I loved this piece my friend Alex Gutierrez wrote about the structural changes the advent of cell phones have caused in our one-crazy-night movies. She says:
The “One Crazy Night” movie genre — which includes films like Can’t Hardly Wait, 200 Cigarettes, andSuperbad — is predicated on communication failure. In these films, the many members of the ensemble cast find it hard to reconnect once separated, hear inaccurate stories, and share crucial information too late. They’re comedies of errors where problems could easily be solved with a text message, and trust me, even William Shakespeare would struggle with this same problem writing his lighter (and even some of his darker) fare were he alive today.
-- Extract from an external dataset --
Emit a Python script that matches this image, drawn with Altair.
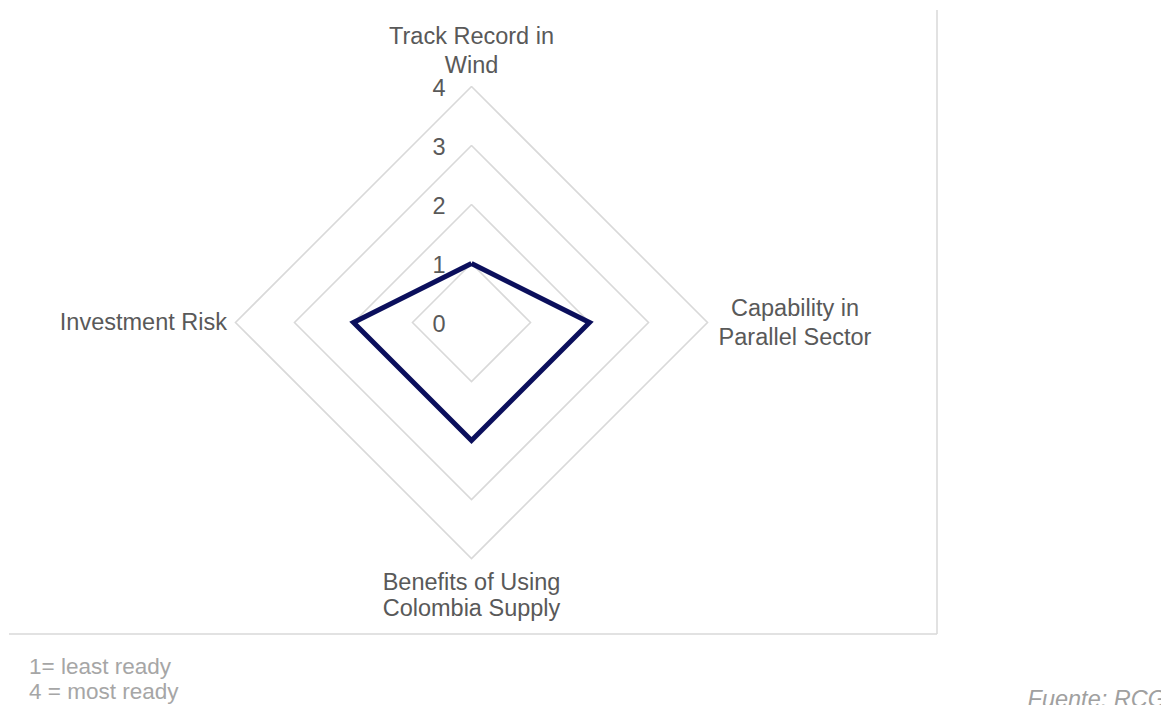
import altair as alt
import pandas as pd
import numpy as np

# ---- data ----
categories = ["Track Record in\nWind", "Capability in\nParallel Sector",
              "Benefits of Using\nColombia Supply", "Investment Risk"]
angles_deg = [0, 90, 180, 270]
values = [1, 2, 2, 2]
ring_levels = [1, 2, 3, 4]
tick_values = [0, 1, 2, 3, 4]
note_lines = ["1= least ready", "4 = most ready"]
source_text = "Fuente:  RCG"

# ---- derived tables ----
def pt(r, a):
    t = np.deg2rad(a)
    return r * np.sin(t), r * np.cos(t)

ring_rows = []
for lvl in ring_levels:
    for i, a in enumerate(angles_deg + [angles_deg[0]]):
        x, y = pt(lvl, a)
        ring_rows.append({"ring": lvl, "idx": i, "x": x, "y": y})
rings = pd.DataFrame(ring_rows)

poly_rows = []
for i, (a, v) in enumerate(zip(angles_deg + [angles_deg[0]], values + [values[0]])):
    x, y = pt(v, a)
    poly_rows.append({"idx": i, "x": x, "y": y})
poly = pd.DataFrame(poly_rows)

outer = max(ring_levels)
lab_rows = []
for c, a in zip(categories, angles_deg):
    x, y = pt(outer, a)
    lab_rows.append({"cat": c, "x": x, "y": y})
labels = pd.DataFrame(lab_rows)

ticks = pd.DataFrame({"v": tick_values, "x": [0] * len(tick_values),
                      "label": [str(t) for t in tick_values]})

# ---- scales: 59 px per unit, centre at page (471.5, 322.5) ----
W, H = 1153, 697
PX = 59.0
cx, cy = 463.5, 314.5
xs = alt.Scale(domain=[-cx / PX, (W - cx) / PX], nice=False, zero=False)
ys = alt.Scale(domain=[-(H - cy) / PX, cy / PX], nice=False, zero=False)
X = lambda f="x": alt.X(f"{f}:Q", scale=xs, axis=None)
Y = lambda f="y": alt.Y(f"{f}:Q", scale=ys, axis=None)

TXT = "#595959"
FONT = "Liberation Sans"
FS = 23.5

grid = alt.Chart(rings).mark_line(color="#d9d9d9", strokeWidth=1.6).encode(
    x=X(), y=Y(), detail="ring:N", order="idx:Q")

shape = alt.Chart(poly).mark_line(color="#0b0f5c", strokeWidth=5,
                                  strokeJoin="miter").encode(
    x=X(), y=Y(), order="idx:Q")

tick_text = alt.Chart(ticks).mark_text(
    align="right", baseline="middle", dx=-26, dy=2,
    font=FONT, fontSize=FS, color=TXT).encode(
    x=X(), y=Y("v"), text="label:N")

# first-line placement offsets relative to each outer vertex
lab_style = [
    dict(align="center", dx=0, dy=-49.5, lineHeight=28.5),
    dict(align="center", dx=87.5, dy=-13.5, lineHeight=28.5),
    dict(align="center", dx=0, dy=24, lineHeight=26.5),
    dict(align="right", dx=-8.5, dy=0.5, lineHeight=28),
]
label_layers = []
for c, st in zip(categories, lab_style):
    label_layers.append(
        alt.Chart(labels).transform_filter(alt.datum.cat == c).mark_text(
            baseline="middle", lineBreak="\n", font=FONT, fontSize=FS,
            color=TXT, **st).encode(x=X(), y=Y(), text="cat:N"))

frame_v = alt.Chart(pd.DataFrame({"k": [0]})).mark_rule(
    color="#d9d9d9", strokeWidth=1.5).encode(
    x=alt.value(929), y=alt.value(2), y2=alt.value(626))
frame_h = alt.Chart(pd.DataFrame({"k": [0]})).mark_rule(
    color="#d9d9d9", strokeWidth=1.5).encode(
    x=alt.value(1), x2=alt.value(929), y=alt.value(626))

note_y = [659, 684]
note_layers = [
    alt.Chart(pd.DataFrame({"t": [t]})).mark_text(
        align="left", baseline="middle", font=FONT, fontSize=22.5,
        color="#a6a6a6").encode(x=alt.value(21), y=alt.value(yy), text="t:N")
    for t, yy in zip(note_lines, note_y)
]

source = alt.Chart(pd.DataFrame({"t": [source_text]})).mark_text(
    align="right", baseline="alphabetic", font=FONT, fontSize=FS,
    fontStyle="italic", color="#a0a0a0").encode(
    x=alt.value(1158), y=alt.value(699), text="t:N")

chart = alt.layer(grid, shape, tick_text, *label_layers, frame_v, frame_h,
                  *note_layers, source).properties(
    width=W, height=H, padding=0,
    autosize=alt.AutoSizeParams(type="none"),
).configure_view(stroke=None)

chart.save("out.html", embed_options={"renderer": "svg", "actions": False})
I think she’s right about all of this. But I do think the fact that we’ve got a modest resurgence in one-crazy-night movies at all is the slightly more interesting point. Folks who were, say, 21 in 1985 are 46 today. If I were midst-recession, old enough to be seriously concerned about retirement and providing for my family, I’d wonder what it would be like to get a reset on my life, to find the right person, to find the right career, to save better, to apply the knowledge I have now. There’s no question that the nights can be crazier in the pre-cell phone age. But the fact that we need or want that kind of craziness speaks to a deeper emotional need, both by those of us who remember what it was like to be there, and those of us who never quite had the chance.